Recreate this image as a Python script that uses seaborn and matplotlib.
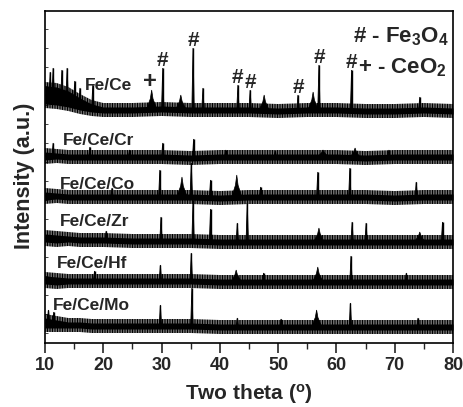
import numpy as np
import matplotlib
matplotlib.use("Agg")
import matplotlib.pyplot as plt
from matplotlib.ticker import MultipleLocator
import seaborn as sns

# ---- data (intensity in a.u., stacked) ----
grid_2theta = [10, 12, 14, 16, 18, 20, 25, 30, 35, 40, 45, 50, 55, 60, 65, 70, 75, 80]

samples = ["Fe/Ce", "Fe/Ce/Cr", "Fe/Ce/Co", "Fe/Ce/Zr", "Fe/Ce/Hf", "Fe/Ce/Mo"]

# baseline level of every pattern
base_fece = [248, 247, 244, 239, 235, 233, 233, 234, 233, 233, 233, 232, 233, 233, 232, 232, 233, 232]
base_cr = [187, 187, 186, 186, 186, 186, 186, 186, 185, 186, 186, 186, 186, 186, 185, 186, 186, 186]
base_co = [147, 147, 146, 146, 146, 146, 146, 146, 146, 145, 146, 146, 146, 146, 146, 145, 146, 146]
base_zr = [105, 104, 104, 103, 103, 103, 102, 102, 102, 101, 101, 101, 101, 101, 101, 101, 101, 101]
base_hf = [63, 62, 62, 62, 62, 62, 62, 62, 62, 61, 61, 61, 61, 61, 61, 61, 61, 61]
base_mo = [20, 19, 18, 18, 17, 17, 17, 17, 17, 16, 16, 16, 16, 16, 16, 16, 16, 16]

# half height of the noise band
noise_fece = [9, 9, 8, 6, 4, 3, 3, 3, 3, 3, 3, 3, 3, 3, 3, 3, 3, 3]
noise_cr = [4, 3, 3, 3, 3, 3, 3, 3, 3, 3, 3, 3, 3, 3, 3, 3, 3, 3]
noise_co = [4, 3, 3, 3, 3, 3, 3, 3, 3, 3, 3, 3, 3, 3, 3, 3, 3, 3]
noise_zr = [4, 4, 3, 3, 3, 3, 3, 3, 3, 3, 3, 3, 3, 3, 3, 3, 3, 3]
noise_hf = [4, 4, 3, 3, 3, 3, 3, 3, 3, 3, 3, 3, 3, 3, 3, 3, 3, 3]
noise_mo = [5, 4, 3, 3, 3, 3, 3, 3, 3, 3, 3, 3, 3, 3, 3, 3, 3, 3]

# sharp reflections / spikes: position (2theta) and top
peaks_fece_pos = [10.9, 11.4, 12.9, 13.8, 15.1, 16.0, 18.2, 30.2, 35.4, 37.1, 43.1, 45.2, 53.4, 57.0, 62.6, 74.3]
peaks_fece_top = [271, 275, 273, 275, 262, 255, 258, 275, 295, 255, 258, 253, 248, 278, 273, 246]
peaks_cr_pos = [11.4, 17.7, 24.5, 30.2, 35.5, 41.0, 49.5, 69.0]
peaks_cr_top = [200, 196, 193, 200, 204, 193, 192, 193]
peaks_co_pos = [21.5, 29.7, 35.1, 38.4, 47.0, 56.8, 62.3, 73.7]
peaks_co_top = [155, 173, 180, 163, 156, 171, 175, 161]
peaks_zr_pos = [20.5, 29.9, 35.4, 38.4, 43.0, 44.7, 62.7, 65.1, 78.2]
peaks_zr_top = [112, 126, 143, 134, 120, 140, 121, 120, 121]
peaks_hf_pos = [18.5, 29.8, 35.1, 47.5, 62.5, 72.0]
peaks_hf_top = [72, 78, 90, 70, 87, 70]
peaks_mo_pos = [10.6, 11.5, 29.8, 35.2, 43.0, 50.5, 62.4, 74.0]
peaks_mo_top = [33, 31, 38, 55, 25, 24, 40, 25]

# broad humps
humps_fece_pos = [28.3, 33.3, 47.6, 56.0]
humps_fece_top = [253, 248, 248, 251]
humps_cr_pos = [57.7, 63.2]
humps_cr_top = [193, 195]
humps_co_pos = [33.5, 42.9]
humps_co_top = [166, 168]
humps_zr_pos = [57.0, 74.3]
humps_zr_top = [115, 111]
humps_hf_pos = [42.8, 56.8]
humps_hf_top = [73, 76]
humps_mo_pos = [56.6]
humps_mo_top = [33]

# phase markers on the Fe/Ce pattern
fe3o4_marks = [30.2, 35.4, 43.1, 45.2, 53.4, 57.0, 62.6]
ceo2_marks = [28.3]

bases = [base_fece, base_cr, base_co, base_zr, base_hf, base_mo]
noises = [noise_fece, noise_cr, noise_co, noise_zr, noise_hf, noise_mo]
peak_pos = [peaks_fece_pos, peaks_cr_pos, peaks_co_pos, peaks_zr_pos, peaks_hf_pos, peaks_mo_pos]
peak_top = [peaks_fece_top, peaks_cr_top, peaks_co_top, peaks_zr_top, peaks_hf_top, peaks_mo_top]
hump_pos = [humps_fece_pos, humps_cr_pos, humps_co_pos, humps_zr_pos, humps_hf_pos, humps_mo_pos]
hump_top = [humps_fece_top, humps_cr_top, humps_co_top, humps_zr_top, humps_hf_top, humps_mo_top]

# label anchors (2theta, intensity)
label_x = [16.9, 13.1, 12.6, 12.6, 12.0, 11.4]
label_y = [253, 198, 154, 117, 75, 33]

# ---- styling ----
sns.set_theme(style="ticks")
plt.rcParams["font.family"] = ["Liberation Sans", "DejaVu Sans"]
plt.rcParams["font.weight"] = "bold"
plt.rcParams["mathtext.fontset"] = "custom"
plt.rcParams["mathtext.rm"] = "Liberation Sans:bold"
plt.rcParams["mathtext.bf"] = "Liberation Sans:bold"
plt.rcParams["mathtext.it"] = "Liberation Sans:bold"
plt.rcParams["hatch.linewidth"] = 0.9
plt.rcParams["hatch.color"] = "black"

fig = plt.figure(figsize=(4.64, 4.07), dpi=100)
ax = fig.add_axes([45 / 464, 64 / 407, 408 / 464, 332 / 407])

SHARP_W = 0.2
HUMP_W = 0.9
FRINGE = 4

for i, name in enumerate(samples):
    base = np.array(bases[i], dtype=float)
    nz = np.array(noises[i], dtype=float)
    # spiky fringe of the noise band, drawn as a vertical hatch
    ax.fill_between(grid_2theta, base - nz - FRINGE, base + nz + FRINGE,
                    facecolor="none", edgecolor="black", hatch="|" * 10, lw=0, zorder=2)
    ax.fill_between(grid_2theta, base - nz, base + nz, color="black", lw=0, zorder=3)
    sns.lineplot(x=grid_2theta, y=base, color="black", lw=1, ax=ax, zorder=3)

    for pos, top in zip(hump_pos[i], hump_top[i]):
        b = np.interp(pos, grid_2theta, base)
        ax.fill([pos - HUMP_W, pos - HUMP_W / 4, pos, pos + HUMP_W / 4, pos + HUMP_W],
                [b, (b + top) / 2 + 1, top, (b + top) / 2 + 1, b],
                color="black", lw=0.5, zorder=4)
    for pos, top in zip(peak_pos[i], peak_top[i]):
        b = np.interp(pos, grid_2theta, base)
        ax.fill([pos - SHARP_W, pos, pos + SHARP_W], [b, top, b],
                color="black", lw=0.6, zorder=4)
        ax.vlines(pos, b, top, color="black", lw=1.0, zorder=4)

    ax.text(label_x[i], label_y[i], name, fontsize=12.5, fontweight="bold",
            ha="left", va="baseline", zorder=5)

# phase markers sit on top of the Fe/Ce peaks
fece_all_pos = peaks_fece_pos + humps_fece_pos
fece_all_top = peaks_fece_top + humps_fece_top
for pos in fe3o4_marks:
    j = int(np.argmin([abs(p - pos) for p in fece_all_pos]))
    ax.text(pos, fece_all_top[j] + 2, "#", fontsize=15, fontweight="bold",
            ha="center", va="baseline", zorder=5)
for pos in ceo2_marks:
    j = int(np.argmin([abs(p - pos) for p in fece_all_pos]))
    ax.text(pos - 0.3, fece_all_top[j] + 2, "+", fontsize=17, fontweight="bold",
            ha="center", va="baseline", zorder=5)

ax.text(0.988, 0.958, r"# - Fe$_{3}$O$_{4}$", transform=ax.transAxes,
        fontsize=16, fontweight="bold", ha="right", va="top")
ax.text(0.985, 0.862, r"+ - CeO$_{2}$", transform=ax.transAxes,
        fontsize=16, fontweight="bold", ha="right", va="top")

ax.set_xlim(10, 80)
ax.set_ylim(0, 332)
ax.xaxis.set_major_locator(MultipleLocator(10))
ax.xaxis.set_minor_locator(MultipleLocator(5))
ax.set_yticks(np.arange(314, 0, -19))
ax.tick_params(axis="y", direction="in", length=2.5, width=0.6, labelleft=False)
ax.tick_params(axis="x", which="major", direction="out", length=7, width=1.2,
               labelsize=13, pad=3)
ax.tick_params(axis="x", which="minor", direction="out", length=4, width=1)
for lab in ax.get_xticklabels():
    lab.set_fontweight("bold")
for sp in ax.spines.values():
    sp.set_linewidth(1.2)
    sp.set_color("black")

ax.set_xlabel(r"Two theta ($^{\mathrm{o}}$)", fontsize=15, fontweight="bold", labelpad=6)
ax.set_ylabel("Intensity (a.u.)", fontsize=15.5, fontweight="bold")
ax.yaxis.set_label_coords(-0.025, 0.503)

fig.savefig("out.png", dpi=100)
====
Return, unchanged, the lines from the first line of the material through the line that holds "import seaborn as sns", inclusive, omitting pictures.

» Final answer
Recreate this image as a Python script that uses seaborn and matplotlib.
import numpy as np
import matplotlib
matplotlib.use("Agg")
import matplotlib.pyplot as plt
from matplotlib.ticker import MultipleLocator
import seaborn as sns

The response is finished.